Instruction> Drop the images; return everything else in the listing below exactly.

===

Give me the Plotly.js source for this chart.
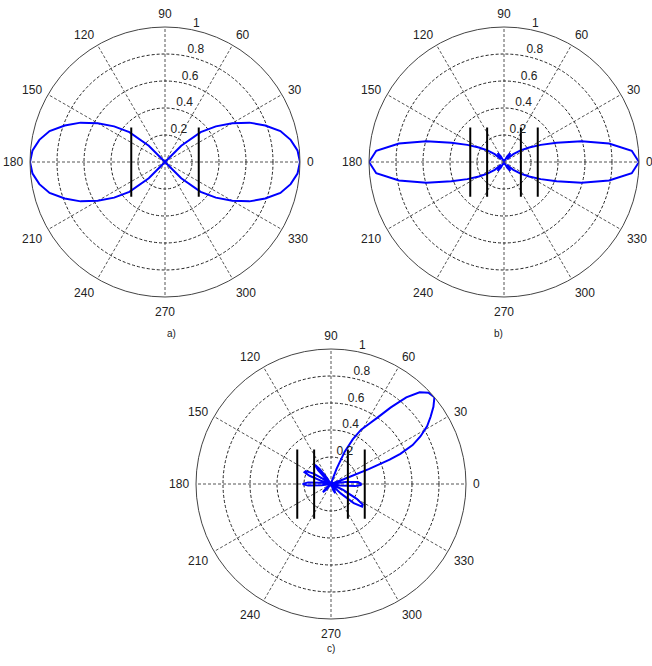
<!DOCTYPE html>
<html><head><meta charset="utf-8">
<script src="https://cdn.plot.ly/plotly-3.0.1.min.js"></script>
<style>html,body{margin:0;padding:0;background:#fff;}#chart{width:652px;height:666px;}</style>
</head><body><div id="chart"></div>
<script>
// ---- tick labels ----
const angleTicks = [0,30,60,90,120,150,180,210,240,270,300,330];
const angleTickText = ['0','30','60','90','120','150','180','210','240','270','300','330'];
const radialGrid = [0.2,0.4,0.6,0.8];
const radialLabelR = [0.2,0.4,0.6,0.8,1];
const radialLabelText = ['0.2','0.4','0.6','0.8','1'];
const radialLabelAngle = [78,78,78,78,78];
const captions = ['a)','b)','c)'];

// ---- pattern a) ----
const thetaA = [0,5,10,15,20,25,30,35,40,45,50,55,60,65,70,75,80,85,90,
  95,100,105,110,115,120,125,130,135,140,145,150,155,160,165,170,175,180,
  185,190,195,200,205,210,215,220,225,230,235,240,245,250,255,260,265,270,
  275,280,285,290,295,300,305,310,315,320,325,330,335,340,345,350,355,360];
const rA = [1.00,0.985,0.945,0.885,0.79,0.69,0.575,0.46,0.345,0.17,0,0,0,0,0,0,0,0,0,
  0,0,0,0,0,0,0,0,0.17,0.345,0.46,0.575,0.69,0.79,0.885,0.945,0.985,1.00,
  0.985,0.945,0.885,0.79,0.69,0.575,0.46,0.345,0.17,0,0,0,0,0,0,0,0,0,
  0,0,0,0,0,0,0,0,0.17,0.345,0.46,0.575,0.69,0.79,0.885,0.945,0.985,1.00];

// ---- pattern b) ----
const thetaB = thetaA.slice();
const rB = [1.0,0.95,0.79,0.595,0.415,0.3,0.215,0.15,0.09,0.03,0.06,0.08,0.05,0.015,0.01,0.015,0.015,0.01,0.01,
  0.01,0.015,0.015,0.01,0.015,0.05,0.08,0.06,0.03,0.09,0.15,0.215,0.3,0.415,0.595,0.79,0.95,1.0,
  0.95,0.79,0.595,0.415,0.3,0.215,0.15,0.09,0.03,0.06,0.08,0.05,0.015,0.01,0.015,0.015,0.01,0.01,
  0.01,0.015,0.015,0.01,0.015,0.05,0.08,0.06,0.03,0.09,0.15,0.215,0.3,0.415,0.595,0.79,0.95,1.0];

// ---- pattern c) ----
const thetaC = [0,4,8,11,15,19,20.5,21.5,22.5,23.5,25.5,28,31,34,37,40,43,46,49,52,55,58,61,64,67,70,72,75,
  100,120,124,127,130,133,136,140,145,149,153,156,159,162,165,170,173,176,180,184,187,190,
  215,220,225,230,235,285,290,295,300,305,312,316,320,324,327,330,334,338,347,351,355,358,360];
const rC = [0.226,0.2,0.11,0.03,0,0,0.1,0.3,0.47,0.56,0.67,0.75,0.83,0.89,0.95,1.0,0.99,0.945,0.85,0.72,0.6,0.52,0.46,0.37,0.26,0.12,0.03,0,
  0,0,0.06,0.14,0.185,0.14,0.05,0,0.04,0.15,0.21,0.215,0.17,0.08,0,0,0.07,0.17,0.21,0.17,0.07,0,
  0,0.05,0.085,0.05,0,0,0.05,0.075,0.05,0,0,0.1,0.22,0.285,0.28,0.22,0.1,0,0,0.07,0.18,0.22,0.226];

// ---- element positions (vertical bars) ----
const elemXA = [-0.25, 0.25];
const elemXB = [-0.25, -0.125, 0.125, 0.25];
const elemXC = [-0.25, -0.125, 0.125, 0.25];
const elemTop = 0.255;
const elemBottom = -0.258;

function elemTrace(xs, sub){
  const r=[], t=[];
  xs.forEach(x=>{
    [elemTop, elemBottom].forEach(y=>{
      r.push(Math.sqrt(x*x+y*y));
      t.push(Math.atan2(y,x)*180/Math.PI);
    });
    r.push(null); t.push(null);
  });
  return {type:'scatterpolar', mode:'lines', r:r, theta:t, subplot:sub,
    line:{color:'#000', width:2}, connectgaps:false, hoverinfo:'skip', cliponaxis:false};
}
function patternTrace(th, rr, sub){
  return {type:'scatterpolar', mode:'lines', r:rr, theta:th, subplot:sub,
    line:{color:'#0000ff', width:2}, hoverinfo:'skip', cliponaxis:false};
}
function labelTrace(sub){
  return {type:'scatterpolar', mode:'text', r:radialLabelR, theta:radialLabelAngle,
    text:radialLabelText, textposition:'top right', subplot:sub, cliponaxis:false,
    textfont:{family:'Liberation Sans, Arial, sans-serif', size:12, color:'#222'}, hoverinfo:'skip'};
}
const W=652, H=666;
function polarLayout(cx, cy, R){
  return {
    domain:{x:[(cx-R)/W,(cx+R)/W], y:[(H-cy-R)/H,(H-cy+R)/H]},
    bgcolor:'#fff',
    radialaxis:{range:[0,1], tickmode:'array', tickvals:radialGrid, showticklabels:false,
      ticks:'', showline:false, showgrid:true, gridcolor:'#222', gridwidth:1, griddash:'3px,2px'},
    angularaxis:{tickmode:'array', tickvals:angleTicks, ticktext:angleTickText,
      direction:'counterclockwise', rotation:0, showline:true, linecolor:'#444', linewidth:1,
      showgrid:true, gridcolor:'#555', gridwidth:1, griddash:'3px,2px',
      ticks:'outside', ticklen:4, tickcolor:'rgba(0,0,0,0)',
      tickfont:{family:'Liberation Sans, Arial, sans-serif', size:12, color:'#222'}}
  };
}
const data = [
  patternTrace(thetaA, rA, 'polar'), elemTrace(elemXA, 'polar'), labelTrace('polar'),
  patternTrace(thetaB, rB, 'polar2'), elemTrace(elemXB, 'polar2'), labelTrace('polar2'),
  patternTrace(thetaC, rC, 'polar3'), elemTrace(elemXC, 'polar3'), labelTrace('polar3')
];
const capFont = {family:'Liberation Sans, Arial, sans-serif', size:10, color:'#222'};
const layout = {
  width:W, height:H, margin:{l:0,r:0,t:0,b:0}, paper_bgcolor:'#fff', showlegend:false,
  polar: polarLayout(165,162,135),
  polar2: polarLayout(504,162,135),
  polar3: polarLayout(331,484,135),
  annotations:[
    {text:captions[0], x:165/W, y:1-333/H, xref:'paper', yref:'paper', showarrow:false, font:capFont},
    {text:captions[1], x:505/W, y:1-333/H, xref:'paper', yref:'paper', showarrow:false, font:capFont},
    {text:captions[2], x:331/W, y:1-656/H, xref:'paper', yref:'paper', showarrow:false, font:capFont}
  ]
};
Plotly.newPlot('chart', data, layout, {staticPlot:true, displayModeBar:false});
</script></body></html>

===

Task response>
Give me the Plotly.js source for this chart.
<!DOCTYPE html>
<html><head><meta charset="utf-8">
<script src="https://cdn.plot.ly/plotly-3.0.1.min.js"></script>
<style>html,body{margin:0;padding:0;background:#fff;}#chart{width:652px;height:666px;}</style>
</head><body><div id="chart"></div>
<script>
// ---- tick labels ----
const angleTicks = [0,30,60,90,120,150,180,210,240,270,300,330];
const angleTickText = ['0','30','60','90','120','150','180','210','240','270','300','330'];
const radialGrid = [0.2,0.4,0.6,0.8];
const radialLabelR = [0.2,0.4,0.6,0.8,1];
const radialLabelText = ['0.2','0.4','0.6','0.8','1'];
const radialLabelAngle = [78,78,78,78,78];
const captions = ['a)','b)','c)'];

// ---- pattern a) ----
const thetaA = [0,5,10,15,20,25,30,35,40,45,50,55,60,65,70,75,80,85,90,
  95,100,105,110,115,120,125,130,135,140,145,150,155,160,165,170,175,180,
  185,190,195,200,205,210,215,220,225,230,235,240,245,250,255,260,265,270,
  275,280,285,290,295,300,305,310,315,320,325,330,335,340,345,350,355,360];
const rA = [1.00,0.985,0.945,0.885,0.79,0.69,0.575,0.46,0.345,0.17,0,0,0,0,0,0,0,0,0,
  0,0,0,0,0,0,0,0,0.17,0.345,0.46,0.575,0.69,0.79,0.885,0.945,0.985,1.00,
  0.985,0.945,0.885,0.79,0.69,0.575,0.46,0.345,0.17,0,0,0,0,0,0,0,0,0,
  0,0,0,0,0,0,0,0,0.17,0.345,0.46,0.575,0.69,0.79,0.885,0.945,0.985,1.00];

// ---- pattern b) ----
const thetaB = thetaA.slice();
const rB = [1.0,0.95,0.79,0.595,0.415,0.3,0.215,0.15,0.09,0.03,0.06,0.08,0.05,0.015,0.01,0.015,0.015,0.01,0.01,
  0.01,0.015,0.015,0.01,0.015,0.05,0.08,0.06,0.03,0.09,0.15,0.215,0.3,0.415,0.595,0.79,0.95,1.0,
  0.95,0.79,0.595,0.415,0.3,0.215,0.15,0.09,0.03,0.06,0.08,0.05,0.015,0.01,0.015,0.015,0.01,0.01,
  0.01,0.015,0.015,0.01,0.015,0.05,0.08,0.06,0.03,0.09,0.15,0.215,0.3,0.415,0.595,0.79,0.95,1.0];

// ---- pattern c) ----
const thetaC = [0,4,8,11,15,19,20.5,21.5,22.5,23.5,25.5,28,31,34,37,40,43,46,49,52,55,58,61,64,67,70,72,75,
  100,120,124,127,130,133,136,140,145,149,153,156,159,162,165,170,173,176,180,184,187,190,
  215,220,225,230,235,285,290,295,300,305,312,316,320,324,327,330,334,338,347,351,355,358,360];
const rC = [0.226,0.2,0.11,0.03,0,0,0.1,0.3,0.47,0.56,0.67,0.75,0.83,0.89,0.95,1.0,0.99,0.945,0.85,0.72,0.6,0.52,0.46,0.37,0.26,0.12,0.03,0,
  0,0,0.06,0.14,0.185,0.14,0.05,0,0.04,0.15,0.21,0.215,0.17,0.08,0,0,0.07,0.17,0.21,0.17,0.07,0,
  0,0.05,0.085,0.05,0,0,0.05,0.075,0.05,0,0,0.1,0.22,0.285,0.28,0.22,0.1,0,0,0.07,0.18,0.22,0.226];

// ---- element positions (vertical bars) ----
const elemXA = [-0.25, 0.25];
const elemXB = [-0.25, -0.125, 0.125, 0.25];
const elemXC = [-0.25, -0.125, 0.125, 0.25];
const elemTop = 0.255;
const elemBottom = -0.258;

function elemTrace(xs, sub){
  const r=[], t=[];
  xs.forEach(x=>{
    [elemTop, elemBottom].forEach(y=>{
      r.push(Math.sqrt(x*x+y*y));
      t.push(Math.atan2(y,x)*180/Math.PI);
    });
    r.push(null); t.push(null);
  });
  return {type:'scatterpolar', mode:'lines', r:r, theta:t, subplot:sub,
    line:{color:'#000', width:2}, connectgaps:false, hoverinfo:'skip', cliponaxis:false};
}
function patternTrace(th, rr, sub){
  return {type:'scatterpolar', mode:'lines', r:rr, theta:th, subplot:sub,
    line:{color:'#0000ff', width:2}, hoverinfo:'skip', cliponaxis:false};
}
function labelTrace(sub){
  return {type:'scatterpolar', mode:'text', r:radialLabelR, theta:radialLabelAngle,
    text:radialLabelText, textposition:'top right', subplot:sub, cliponaxis:false,
    textfont:{family:'Liberation Sans, Arial, sans-serif', size:12, color:'#222'}, hoverinfo:'skip'};
}
const W=652, H=666;
function polarLayout(cx, cy, R){
  return {
    domain:{x:[(cx-R)/W,(cx+R)/W], y:[(H-cy-R)/H,(H-cy+R)/H]},
    bgcolor:'#fff',
    radialaxis:{range:[0,1], tickmode:'array', tickvals:radialGrid, showticklabels:false,
      ticks:'', showline:false, showgrid:true, gridcolor:'#222', gridwidth:1, griddash:'3px,2px'},
    angularaxis:{tickmode:'array', tickvals:angleTicks, ticktext:angleTickText,
      direction:'counterclockwise', rotation:0, showline:true, linecolor:'#444', linewidth:1,
      showgrid:true, gridcolor:'#555', gridwidth:1, griddash:'3px,2px',
      ticks:'outside', ticklen:4, tickcolor:'rgba(0,0,0,0)',
      tickfont:{family:'Liberation Sans, Arial, sans-serif', size:12, color:'#222'}}
  };
}
const data = [
  patternTrace(thetaA, rA, 'polar'), elemTrace(elemXA, 'polar'), labelTrace('polar'),
  patternTrace(thetaB, rB, 'polar2'), elemTrace(elemXB, 'polar2'), labelTrace('polar2'),
  patternTrace(thetaC, rC, 'polar3'), elemTrace(elemXC, 'polar3'), labelTrace('polar3')
];
const capFont = {family:'Liberation Sans, Arial, sans-serif', size:10, color:'#222'};
const layout = {
  width:W, height:H, margin:{l:0,r:0,t:0,b:0}, paper_bgcolor:'#fff', showlegend:false,
  polar: polarLayout(165,162,135),
  polar2: polarLayout(504,162,135),
  polar3: polarLayout(331,484,135),
  annotations:[
    {text:captions[0], x:165/W, y:1-333/H, xref:'paper', yref:'paper', showarrow:false, font:capFont},
    {text:captions[1], x:505/W, y:1-333/H, xref:'paper', yref:'paper', showarrow:false, font:capFont},
    {text:captions[2], x:331/W, y:1-656/H, xref:'paper', yref:'paper', showarrow:false, font:capFont}
  ]
};
Plotly.newPlot('chart', data, layout, {staticPlot:true, displayModeBar:false});
</script></body></html>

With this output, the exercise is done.